= Ozzie Kotani =

Ozzie Kotani is a slack-key guitar player, teacher, arranger, solo performer and accompanist.

Kotani was born in 1956 in Honolulu, Hawaii in the neighborhood of Pauoa. He learned how to play the 'ukulele in fourth grade, but his interest in kī hō‘alu, or Hawaiian slack key guitar, was sparked in high school when he heard Keola Beamer on the radio.

In 1975, Kotani enrolled in Peter Medeiros' slack key guitar class at the University of Hawaii Continuing Education program. In 1976, Kotani began to study privately with slack key legend Sonny Chillingworth. Kotani returned to the University of Hawai'i program in 1986 to teach and pass on his knowledge of the Hawaiian slack key style to others.
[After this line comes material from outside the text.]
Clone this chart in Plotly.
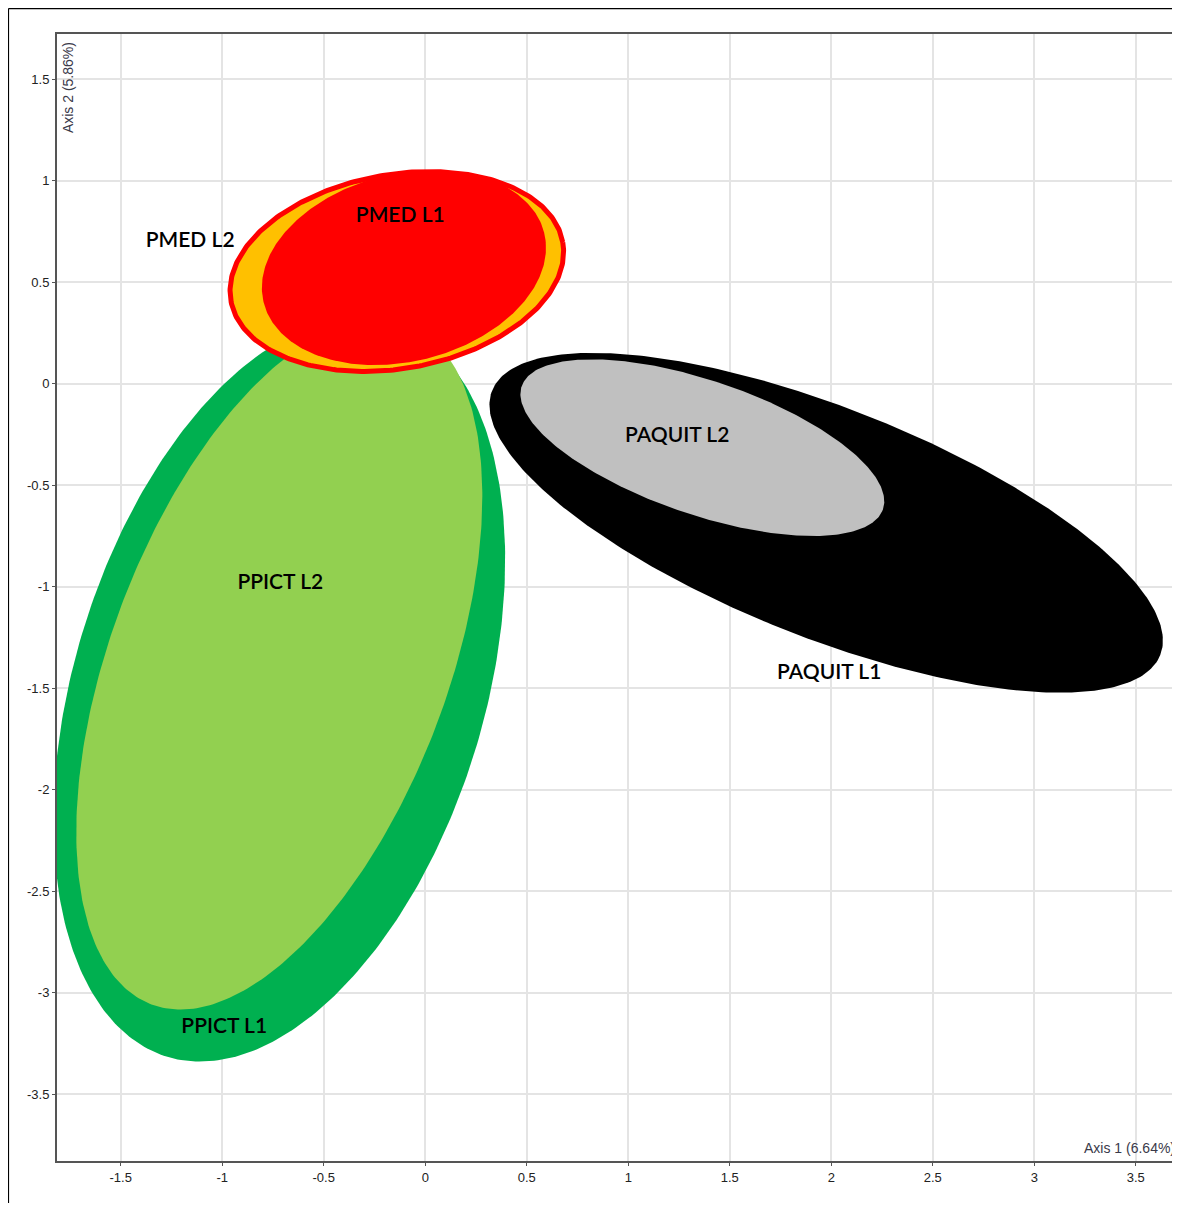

Kotani recorded his first album, Classical Slack, in 1988. Kotani followed up his debut with Kani Kī hō‘alu in 1995, To Honor a Queen: The Music of Lili'uokalani in 2002, Paka Ua (Raindrops) in 2005, and Hō'ihi (Respect) in 2008.

Teaming with Dennis Ladd in 2000, Kotani published his first instruction book on slack key guitar titled Guitar Playing Hawaiian Style: Kī Hō‘alu, An Instrumental Method For Slack Key Volume One. He followed up in 2007 with an instructional DVD titled Guitar Playing Hawaiian Style with Ozzie Kotani: Kī Hō‘alu Vol. 1 and in 2009 with Guitar Playing Hawaiian Style with Ozzie Kotani: Kī Hō‘alu Vol. 2.

Kotani is known for his use of the nylon string guitar, a vocalizing approach to ballads, his use of atypical chord progressions, rolls played with the thumb and three fingers and a stand-up bass-type sound on the low strings on the first and third beats of the measure.

Ozzie also taught private lessons during the 2000s and worked at the Bishop Museum. For Steel String guitars, Ozzie uses a vintage Martin, and a Presentation series Taylor guitar.